India's economy could grow over 8% in the financial year beginning 1 April 2015, a key report on the state of Asia's third-largest economy showed.
The India Economic Survey, which was tabled in parliament by finance minister Arun Jaitley, said GDP growth could hover between 8.1% and 8.5% in fiscal 2015-16, under a new calculation method that makes India the world's fastest-growing big economy. Growth in the fiscal year ending 31 March is expected to hover at 7.4%.
The government report, compiled by Arvind Subramanian, a renowned development economist, suggested the Indian economy was building momentum.
The report, delivered a day before Jaitley presents his maiden full-year budget in parliament, said India was on track to hit double-digit growth rates.
The report also said that inflation was on a declining trend and that it could undershoot the central bank's target of 6%, by January 2016, by 0.5-1 percentage point.
That, the report said, should create room for the Reserve Bank of India (RBI) to cut interest rates further, a move that will stimulate growth.
The report also expressed concern over stalled projects countrywide, with the total stock of stalled projects constituting about 7% of GDP. To reduce the backlog of stalled projects, the Survey advocated the revival of public investment in the short-term.
"India has reached a sweet spot and...there is a scope for Big Bang reforms now," the report said.
"A clear mandate for reform and a benign external environment now is expected to propel India on a double-digit trajectory," the Economic Survey added.
Jaijit Bhattacharya, partner, infrastructure and government services, at KPMG India, said in a note: "It is welcome to see that the Economic survey is targeting elimination of revenue deficit and laying out a fiscal discipline wherein borrowings will be done for only capital investments. It is also heartening to note that the economic survey believes that the worst for the economy is clearly over and that the economy is on an upswing...
"The goal of 8% growth in the coming year appears audacious but achievable, especially with the new statistical basis for measuring GDP.
"However, muted export growth is an area of concern and unless India becomes more competitive, it would be difficult to grow exports in a world that is slowing down overall. Railways will have a key role to play in improving the competitiveness of the economy and hence rapid modernization of the Indian railways would be key.
"The role of ecommerce and modern retail in improving the competitiveness of the economy was not clear from the survey....
"Even though IT and ITES is slowing down, it continues to be one of the largest employers in India. India needs to grow in other industries which could be job generators."
"The survey recommends growing the forex reserve...to $1tn over a period of time. It would be more prudent to put the target for forex reserve in terms of months of forex exposure that India would have, including imports and repayments.

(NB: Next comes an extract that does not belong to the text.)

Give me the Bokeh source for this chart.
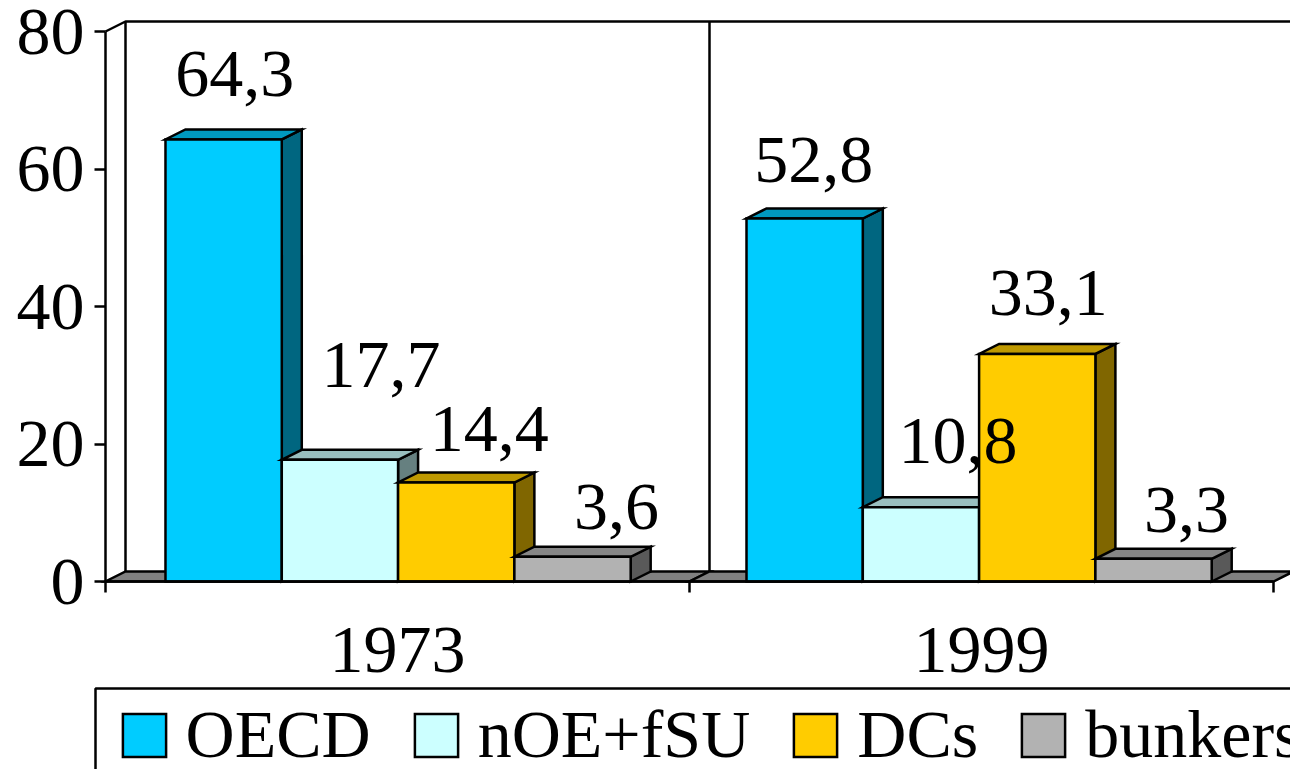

"The survey indicates that the government is bearing a very large subsidy bill, with the food subsidy bill being one of the largest. It would be imperative to taper off the subsidies over a period of time to support deeper structural reforms. The social pressures for supporting the underprivileged while balancing the short term imperative of boosting public investment and not upsetting the fiscal discipline continues to be a challenge," he said.